Passenger Resignation and Sky-High Prices
Britons have grown largely immune to airport horrors, flying only once or twice annually and enduring the experience with grim acceptance. Business class travelers find some refuge in overcrowded lounges, but all face pervasive ugliness, endless queues, and staggering costs—up to £50 for four hot drinks and undercooked bacon rolls.
"Welcome to Britain" signs featuring smiling Beefeaters ring hollow, especially when e-gates at Passport Control are closed due to technical faults. Skytrax, the UK-based consultancy behind annual World Airline and Airport Star Ratings, will announce 2026 winners next month, with British airports expected to dominate the losers' list.
Consistently Poor Rankings
Last year, London Stansted and Manchester Airport were among the world's worst, aligning with Which? survey results that placed Manchester last for four consecutive years, followed by Luton.
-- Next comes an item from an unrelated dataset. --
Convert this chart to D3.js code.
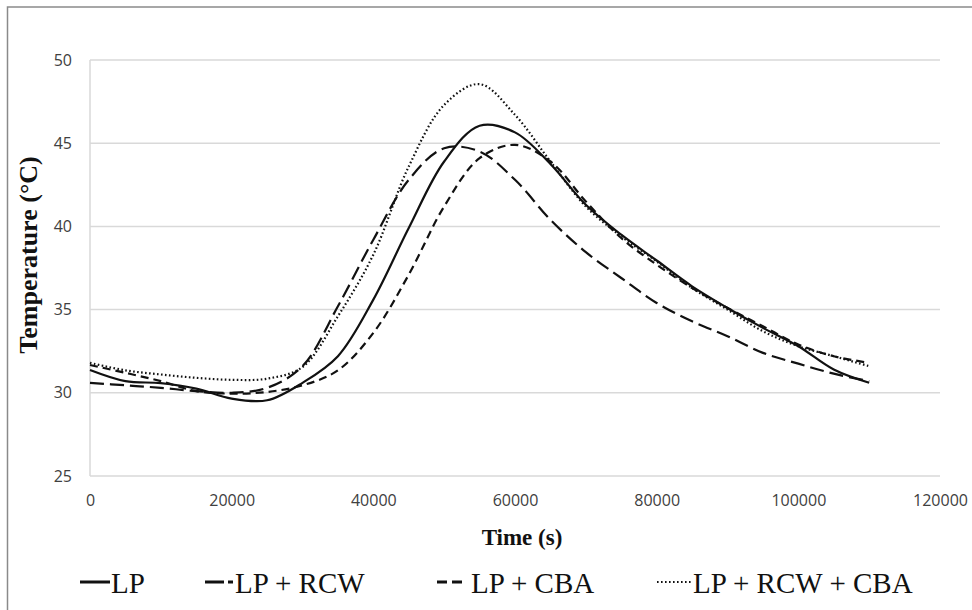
<!DOCTYPE html>
<html>
<head>
<meta charset="utf-8">
<script src="https://cdn.jsdelivr.net/npm/d3@7"></script>
<style>
  body { margin: 0; background: #fff; }
</style>
</head>
<body>
<div class="ChartSection"></div>
<script>
// time samples (s)
const times = [0, 5000, 10000, 15000, 20000, 25000, 30000, 35000, 40000, 45000, 50000,
  55000, 60000, 65000, 70000, 75000, 80000, 85000, 90000, 95000, 100000, 105000, 110000];

// temperatures (°C)
const lp = [31.37, 30.7, 30.58, 30.25, 29.65, 29.55, 30.6, 32.2, 35.6, 39.9, 43.9,
  46.05, 45.65, 43.75, 41.3, 39.5, 37.95, 36.4, 35.1, 33.9, 32.8, 31.4, 30.6];
const lpRcw = [30.6, 30.45, 30.3, 30.1, 30.0, 30.3, 31.6, 35.2, 39.2, 42.8, 44.7,
  44.5, 42.8, 40.4, 38.45, 36.9, 35.4, 34.3, 33.4, 32.4, 31.75, 31.15, 30.7];
const lpCba = [31.67, 31.2, 30.7, 30.1, 29.95, 30.05, 30.45, 31.35, 33.6, 37.1, 41.2,
  44.1, 44.9, 43.9, 41.5, 39.3, 37.7, 36.3, 35.1, 34.0, 32.9, 32.2, 31.8];
const lpRcwCba = [31.8, 31.35, 31.1, 30.9, 30.78, 30.85, 31.55, 34.6, 38.3, 43.6, 47.3,
  48.55, 46.7, 43.9, 41.2, 39.4, 37.9, 36.3, 35.0, 33.7, 32.8, 32.2, 31.6];

const xTicks = [0, 20000, 40000, 60000, 80000, 100000, 120000];
const yTicks = [25, 30, 35, 40, 45, 50];

const seriesNames = ["LP", "LP + RCW", "LP + CBA", "LP + RCW + CBA"];
const seriesValues = [lp, lpRcw, lpCba, lpRcwCba];

// line styles for each series
const dashes = [null, "14,6", "8,5", "1.6,2.4"];
const widths = [2.2, 2.2, 2.2, 2.2];

const svgWidth = 972;
const svgHeight = 610;

const svg = d3.select(".ChartSection")
  .append("svg")
  .attr("width", svgWidth)
  .attr("height", svgHeight);

svg.append("rect")
  .attr("width", svgWidth)
  .attr("height", svgHeight)
  .attr("fill", "#fff");

// outer chart border (cut by the picture edge on right and bottom)
svg.append("rect")
  .attr("x", 7.5)
  .attr("y", 7)
  .attr("width", 1000)
  .attr("height", 700)
  .attr("fill", "none")
  .attr("stroke", "#8a8a8a")
  .attr("stroke-width", 1.5);

const xScale = d3.scaleLinear()
  .domain([0, 120000])
  .range([90, 940]);

const yScale = d3.scaleLinear()
  .domain([25, 50])
  .range([476, 60]);

// horizontal gridlines
svg.append("g")
  .selectAll("line")
  .data(yTicks)
  .enter().append("line")
  .attr("x1", xScale(0))
  .attr("x2", xScale(120000))
  .attr("y1", d => yScale(d))
  .attr("y2", d => yScale(d))
  .attr("stroke", "#d9d9d9")
  .attr("stroke-width", 1.5);

// vertical axis line
svg.append("line")
  .attr("x1", xScale(0))
  .attr("x2", xScale(0))
  .attr("y1", yScale(50))
  .attr("y2", yScale(25))
  .attr("stroke", "#d9d9d9")
  .attr("stroke-width", 1.5);

// axes, labels only
const xAxis = d3.axisBottom(xScale)
  .tickValues(xTicks)
  .tickSize(0)
  .tickPadding(19)
  .tickFormat(d3.format("d"));

const yAxis = d3.axisLeft(yScale)
  .tickValues(yTicks)
  .tickSize(0)
  .tickPadding(18)
  .tickFormat(d3.format("d"));

svg.append("g")
  .attr("class", "x-axis")
  .attr("transform", `translate(0, ${yScale(25)})`)
  .call(xAxis)
  .call(g => g.select(".domain").remove())
  .selectAll("text")
  .attr("font-family", "'Open Sans', sans-serif")
  .attr("font-size", "16px")
  .attr("fill", "#404040");

svg.append("g")
  .attr("class", "y-axis")
  .attr("transform", `translate(${xScale(0)}, 0)`)
  .call(yAxis)
  .call(g => g.select(".domain").remove())
  .selectAll("text")
  .attr("font-family", "'Open Sans', sans-serif")
  .attr("font-size", "16px")
  .attr("fill", "#404040");

// curves
const line = d3.line()
  .x((d, i) => xScale(times[i]))
  .y(d => yScale(d))
  .curve(d3.curveCatmullRom.alpha(0.5));

svg.append("g")
  .selectAll("path")
  .data(seriesValues)
  .enter().append("path")
  .attr("d", d => line(d))
  .attr("fill", "none")
  .attr("stroke", "#111")
  .attr("stroke-width", (d, i) => widths[i])
  .attr("stroke-dasharray", (d, i) => dashes[i]);

// axis titles
svg.append("text")
  .attr("x", 522)
  .attr("y", 545)
  .attr("text-anchor", "middle")
  .attr("font-family", "'Liberation Serif', 'Times New Roman', serif")
  .attr("font-size", "23px")
  .attr("font-weight", "bold")
  .attr("fill", "#111")
  .text("Time (s)");

svg.append("text")
  .attr("transform", "rotate(-90)")
  .attr("x", -255)
  .attr("y", 37)
  .attr("text-anchor", "middle")
  .attr("font-family", "'Liberation Serif', 'Times New Roman', serif")
  .attr("font-size", "26px")
  .attr("font-weight", "bold")
  .attr("fill", "#111")
  .text("Temperature (°C)");

// legend
const legendY = 582;
const legendItems = [
  { x1: 80, x2: 110, dash: null, tx: 111 },
  { x1: 205, x2: 233, dash: "19,4", tx: 235 },
  { x1: 437, x2: 462, dash: "10,5", tx: 471 },
  { x1: 657, x2: 691, dash: "1.6,2.4", tx: 693 }
];

const legend = svg.append("g").attr("class", "legend");

legend.selectAll("line")
  .data(legendItems)
  .enter().append("line")
  .attr("x1", d => d.x1)
  .attr("x2", d => d.x2)
  .attr("y1", legendY)
  .attr("y2", legendY)
  .attr("stroke", "#111")
  .attr("stroke-width", (d, i) => i === 3 ? 2 : 3)
  .attr("stroke-dasharray", d => d.dash);

legend.selectAll("text")
  .data(legendItems)
  .enter().append("text")
  .attr("x", d => d.tx)
  .attr("y", legendY + 11)
  .attr("font-family", "'Liberation Serif', 'Times New Roman', serif")
  .attr("font-size", "29px")
  .attr("fill", "#111")
  .text((d, i) => seriesNames[i]);
</script>
</body>
</html>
Exeter, Liverpool John Lennon, and London City topped the rankings across categories like customer service, baggage wait times, security queues, seating availability, and retail variety.
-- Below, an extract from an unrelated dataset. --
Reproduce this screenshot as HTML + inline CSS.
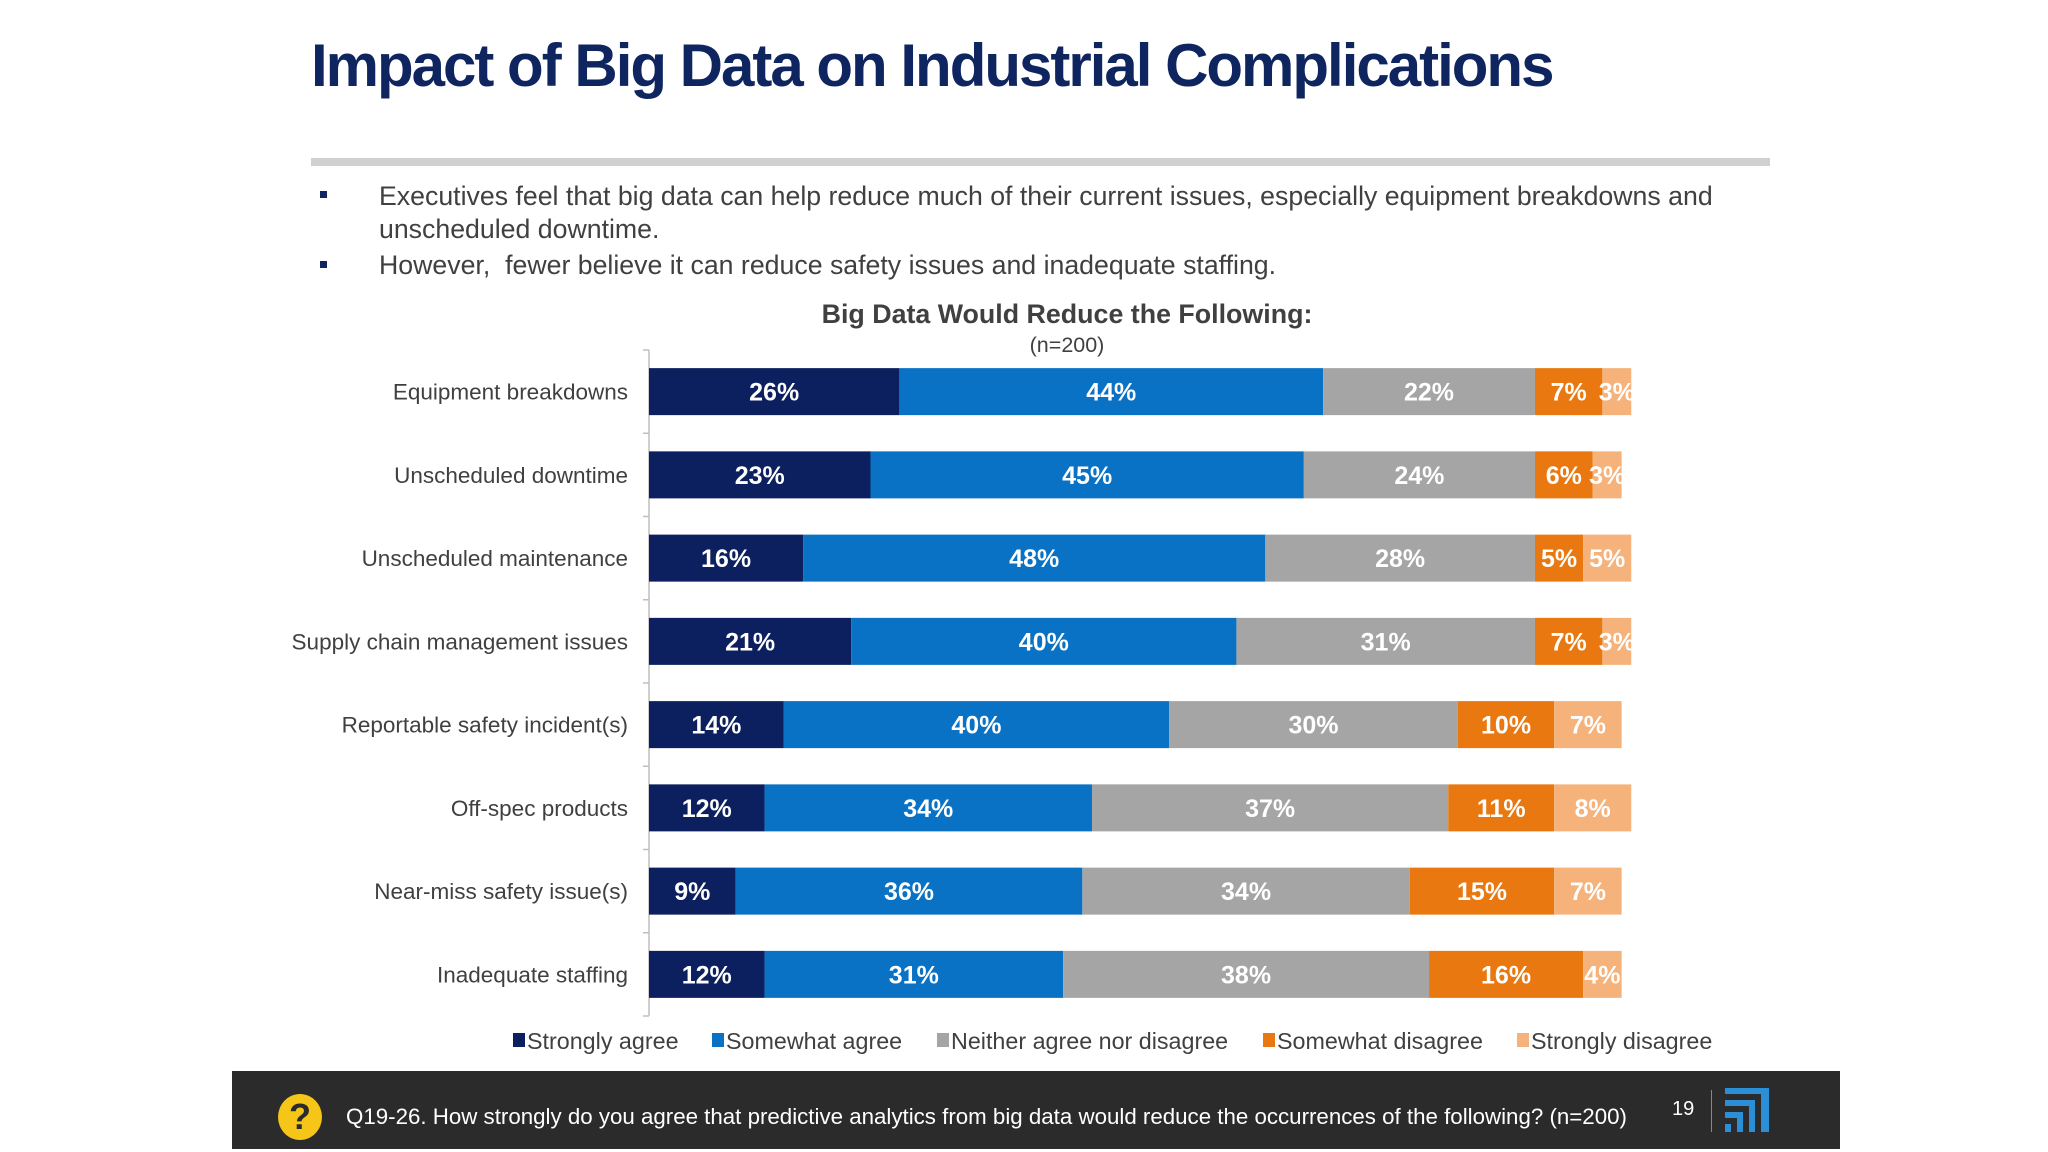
<!DOCTYPE html>
<html><head><meta charset="utf-8"><style>
body{margin:0;width:2048px;height:1152px;background:#fff;font-family:"Liberation Sans",sans-serif;position:relative;overflow:hidden}
.a{position:absolute}
</style></head><body>
<div class="a" style="left:311px;top:31px;font-size:60px;font-weight:bold;color:#0f2560;letter-spacing:-2px">Impact of Big Data on Industrial Complications</div>
<div class="a" style="left:311px;top:158px;width:1459px;height:8px;background:#d0d0d0"></div>
<div class="a" style="left:379px;top:180px;width:1450px;font-size:26.7px;line-height:33px;color:#404040">Executives feel that big data can help reduce much of their current issues, especially equipment breakdowns and<br>unscheduled downtime.</div>
<div class="a" style="left:379px;top:249px;font-size:26.7px;line-height:33px;color:#404040">However,&nbsp; fewer believe it can reduce safety issues and inadequate staffing.</div>
<div class="a" style="left:320px;top:191px;width:7px;height:7px;background:#0f2560"></div>
<div class="a" style="left:320px;top:261px;width:7px;height:7px;background:#0f2560"></div>
<svg class="a" style="left:0;top:0" width="2048" height="1152" id="chart">
<text x="1067" y="323" text-anchor="middle" font-size="26.8" font-weight="bold" fill="#404040">Big Data Would Reduce the Following:</text>
<text x="1067" y="352" text-anchor="middle" font-size="21.5" fill="#404040">(n=200)</text>
</svg>
<div class="a" style="left:232px;top:1071px;width:1608px;height:78px;background:#2b2b2b"></div>
<div class="a" style="left:278px;top:1094px;width:44px;height:46px;border-radius:50%;background:#f5c518;color:#2b2b2b;font-size:36px;font-weight:bold;text-align:center;line-height:46px">?</div>
<div class="a" style="left:346px;top:1104px;font-size:22.3px;color:#fff">Q19-26. How strongly do you agree that predictive analytics from big data would reduce the occurrences of the following? (n=200)</div>
<div class="a" style="left:1672px;top:1098px;font-size:20px;color:#fff">19</div>
<div class="a" style="left:1711px;top:1090px;width:1px;height:42px;background:#888"></div>
<svg class="a" style="left:1725px;top:1088px" width="46" height="46">
<rect x="0" y="0" width="44" height="6" fill="#2a8fd6"/><rect x="36" y="0" width="8" height="44" fill="#2a8fd6"/>
<rect x="0" y="12" width="30" height="6" fill="#2a8fd6"/><rect x="24" y="12" width="6" height="32" fill="#2a8fd6"/>
<rect x="0" y="24" width="18" height="6" fill="#2a8fd6"/><rect x="12" y="24" width="6" height="20" fill="#2a8fd6"/>
<rect x="0" y="36" width="6" height="8" fill="#2a8fd6"/></svg>
<script>
const categories=["Equipment breakdowns","Unscheduled downtime","Unscheduled maintenance","Supply chain management issues","Reportable safety incident(s)","Off-spec products","Near-miss safety issue(s)","Inadequate staffing"];
const stronglyAgree=[26,23,16,21,14,12,9,12];
const somewhatAgree=[44,45,48,40,40,34,36,31];
const neither=[22,24,28,31,30,37,34,38];
const somewhatDisagree=[7,6,5,7,10,11,15,16];
const stronglyDisagree=[3,3,5,3,7,8,7,4];
const seriesNames=["Strongly agree","Somewhat agree","Neither agree nor disagree","Somewhat disagree","Strongly disagree"];
const svg=document.getElementById('chart');const NS='http://www.w3.org/2000/svg';
const colors=["#0c1f5e","#0a72c4","#a5a5a5","#e8780f","#f5b27a"];
const series=[stronglyAgree,somewhatAgree,neither,somewhatDisagree,stronglyDisagree];
const x0=649,pxPer=9.63,yTop=350,yBot=1016,barH=47;
const band=(yBot-yTop)/categories.length;
const xs=v=>x0+v*pxPer;const yc=i=>yTop+band*(i+0.5);
function mk(t,a){const e=document.createElementNS(NS,t);for(const k in a)e.setAttribute(k,a[k]);svg.appendChild(e);return e;}
let ax=mk('line',{x1:x0,y1:yTop,x2:x0,y2:yBot,stroke:'#bfbfbf','stroke-width':1.5});


for(let i=0;i<=categories.length;i++){let t=mk('line',{x1:x0-6,x2:x0,y1:yTop+band*i,y2:yTop+band*i,stroke:'#bfbfbf','stroke-width':1.5});

}
categories.forEach((c,i)=>{
 let l=mk('text',{x:628,y:yc(i)+8,'text-anchor':'end','font-size':22.5,fill:'#404040'});l.textContent=c;
 
 
 let cum=0;
 series.forEach((s,j)=>{const v=s[i];
  let r=mk('rect',{x:xs(cum),y:yc(i)-barH/2,width:v*pxPer,height:barH,fill:colors[j]});
  
  
  let t=mk('text',{x:xs(cum+v/2),y:yc(i)+9,'text-anchor':'middle','font-size':25,'font-weight':'bold',fill:'#fff'});t.textContent=v+'%';
  
  
  cum+=v;});
});
const legX=[513,712,937,1263,1517];
seriesNames.forEach((n,j)=>{
 let r=mk('rect',{x:legX[j],y:1033,width:12,height:14,fill:colors[j]});
 
 
 let t=mk('text',{x:legX[j]+14,y:1049,'font-size':23.3,fill:'#404040'});t.textContent=n;
 
 
});
</script>
</body></html>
Julia Simpson, former CEO of the World Travel & Tourism Council, notes: "Unlike many countries where gleaming airports symbolize national pride, ours are grim reminders of sacrificed customer satisfaction, enabled by Civil Aviation Authority regulations allowing airports to overcharge airlines and consumers."
Global Comparisons Highlight Deficiencies
Singapore's Changi Airport, consistently ranked world's best, has become a tourist destination where families spend entire days for pleasure—a concept unthinkable for Heathrow or Gatwick. Changi's Jewel complex features the world's tallest indoor waterfall, the Rain Vortex, plunging 40 meters through a rainforest canopy, even hosting weddings.
Hong Kong airport provides another contrast, with staff escorting transferring passengers to gates during tight connections and ensuring luggage arrives—a stark difference from Manchester Airport, where autowalks are often broken, signage is misleading, and Terminal 3 departures confusingly operate from Terminal 1.
Glimmers of Hope Amid Systemic Issues
Manchester's new T2 terminal, opened after nearly a decade and £1.3 billion in construction, offers natural light and helpful staff, demonstrating potential. Stansted, once an architectural marvel with its "floating roof" designed by Norman Foster's firm, now struggles with overcrowding, handling 30 million passengers annually—double its original capacity—with plans to expand to 51 million by 2040.
Post-security areas at Stansted become gauntlets of duty-free shops and chain restaurants like Burger King and Starbucks, which hike prices to cover exorbitant rents.
Ownership and Regulatory Challenges
Heathrow, handling one in four UK arrivals, is considered the world's most expensive airport, with passenger charges double those of other global hubs. Ironically, despite British Airways planes sporting Union flag tail fins, Heathrow is foreign-owned under Heathrow Airport Holdings Ltd, controlled by a consortium including French, Qatari, Saudi, Singaporean, Australian, and Chinese investors.
CEO Thomas Woldbye, a Dane, faced criticism for being asleep during last year's electrical outage that shut the airport for nearly two days. Surinder Arora, British-Indian billionaire and founding member of Heathrow Reimagined, laments: "It breaks my heart that Heathrow is entirely foreign-owned. We keep selling off the family silver when fundamental change is needed."
Calls for Reform and Competition
Heathrow Reimagined—including Virgin Atlantic, International Airlines Group, and American Airlines—advocates a regulatory framework review, noting that capital projects increase costs passed to passengers through pricier flights, parking, and refreshments. Julia Simpson adds: "These investors get guaranteed dividends leaving the country, with no interest in excessive charges paid by airlines and customers."
The group also proposes introducing competition, such as allowing third parties to build and operate terminal buildings. Arora criticizes Heathrow's control over parking: "To make passengers pay for being dropped off is shocking and unnecessary if the company was fit for purpose."
Luton's Ongoing Struggles
Luton Airport, used by easyJet, Jet2, Tui, Wizz Air, and Ryanair, plans a new terminal despite environmental concerns. Reaching Luton via train from London involves a £5 Dart air-rail shuttle for a 3.5-minute ride. The current terminal resembles an overcrowded warehouse, where a Guinness at The Fletton pub costs nearly £8.
An unmanned information desk with a sign reading "Your adventure starts here" epitomizes the disconnect, leaving urgent queries unanswered. The fundamental question remains: What can be done to transform UK airports from sources of shame and dread into points of national pride?